The basic tenets of the Constitution of the United States do observe basic human rights. It has been the best creation of laws for restraint of government ever put down. If you look at all of the great nations of the past, the reason why they eventually failed is that they did not give "rights of the individual" or citizen the power of self-governance. We worry more about groups!
Take Congress, for instance. There is the congressional black caucus, the Hispanic caucus, the congressional women's caucus –– groups, groups and groups. You cannot tell one from the other without a scorecard. We have representation for every group out there, but over the past 60 years, the individual has been considered less and less. This is what has become most discriminated against –– the "individual."

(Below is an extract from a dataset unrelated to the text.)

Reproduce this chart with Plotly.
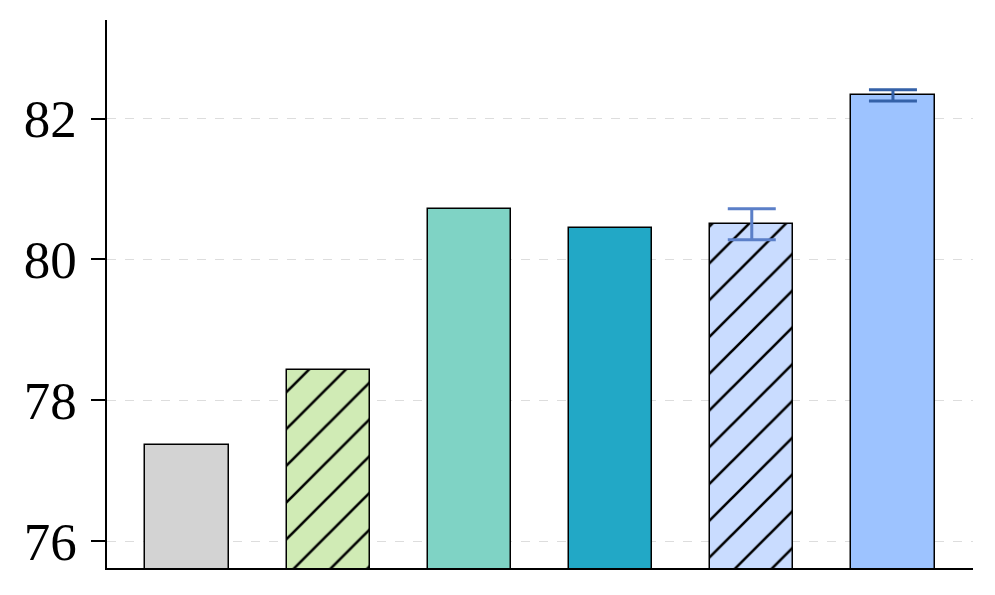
import plotly.graph_objects as go

# datos
categorias = ["A", "B", "C", "D", "E", "F"]
valores = [77.36, 78.43, 80.71, 80.45, 80.50, 82.33]
errores = [None, None, None, None, 0.22, 0.08]
colores = ["#d3d3d3", "#d0ebb5", "#7fd3c5", "#22a8c6", "#c9dcff", "#9dc3ff"]
patrones = ["", "/", "", "", "/", ""]
color_error = ["#5b7fc8", "#5b7fc8", "#5b7fc8", "#5b7fc8", "#5b7fc8", "#3461a8"]
ticks_y = [76, 78, 80, 82]
rango_x = [-0.567, 5.567]
rango_y = [75.62, 83.4]

fig = go.Figure()
for i, cat in enumerate(categorias):
    err = None
    if errores[i] is not None:
        err = dict(type="data", array=[errores[i]], color=color_error[i], thickness=3, width=24, visible=True)
    fig.add_trace(go.Bar(
        x=[i], y=[valores[i]], width=0.59,
        marker=dict(color=colores[i], line=dict(color="black", width=1.5),
                    pattern=dict(shape=patrones[i], fgcolor="black", bgcolor=colores[i], fgopacity=1,
                                 size=26, solidity=0.1, fillmode="overlay")),
        error_y=err, showlegend=False, name=cat))

# marcas de tick como marcadores fuera del área (7 px a la izquierda del eje)
px_por_unidad = 866 / (rango_x[1] - rango_x[0])
x_tick = rango_x[0] - 7 / px_por_unidad
fig.add_trace(go.Scatter(
    x=[x_tick] * len(ticks_y), y=ticks_y, mode="markers", cliponaxis=False,
    marker=dict(symbol="line-ew", size=14, line=dict(color="black", width=2)),
    showlegend=False, hoverinfo="skip"))

# la página añade 8 px de margen al body, se compensa aquí
fig.update_layout(
    template="simple_white",
    width=995, height=595,
    margin=dict(l=99, r=30, t=12, b=35),
    plot_bgcolor="white", paper_bgcolor="white",
    barmode="overlay", bargap=0,
    font=dict(family="Liberation Serif", color="black", size=53),
)
fig.update_xaxes(range=rango_x, showticklabels=False, ticks="", showgrid=False,
                 showline=True, linecolor="black", linewidth=1.5, zeroline=False, automargin=False)
fig.update_yaxes(range=rango_y, tickmode="array", tickvals=ticks_y,
                 ticks="outside", ticklen=14, tickwidth=2, tickcolor="black",
                 showline=True, linecolor="black", linewidth=1.5,
                 showgrid=True, gridcolor="#dddddd", griddash="dash", gridwidth=1, zeroline=False,
                 tickfont=dict(size=53), ticklabelstandoff=4, automargin=False)

fig.write_html("out.html")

Where has the basic right for the individual gone? Where is the law for protection of the individual? I'll tell you where it is –– it is in the trash heap, along with the single greatest laws written on behalf of "the individual." Think about that right before it is said which group is divisive and which is not.
Coleman Moreing
Hemet
Pro-quarry name-calling
Ezra Chapman (Community Voices, June 26) claims to have read several pro-quarry articles and letters without finding a single personal attack against opponents. He must have amnesia, because his own letter of June 11 ridicules Robert Martinez (June 5) for stating that "Granite Construction is only interested money and does not care about the health or the environment."
He criticizes my letter June 20 for suggesting that people who don't like local residents fighting the quarry "can move to the beach," yet living at the beach was originally quarry supporter Bob Kowell's (June 11) solution for those people concerned about silica dust.
Larry Lepley (June 30) calls quarry opponents "NIMBYZ" and erroneously denies they are a grass-roots movement. He further attempts to insult opponents referring to them as grass-smoking hippies from the 60s. How's that for negative and personal, Ezra? Larry's lame-brained attacks fail to address any important quarry issues, such as where all the water is going to come from for this extensive and ill-conceived project.
To paraphrase a great American, "NIMBYISM in the defense of quality of life is no vice." If pathetic name-calling is the best that quarry supporters can do, maybe we really can beat this darn thing.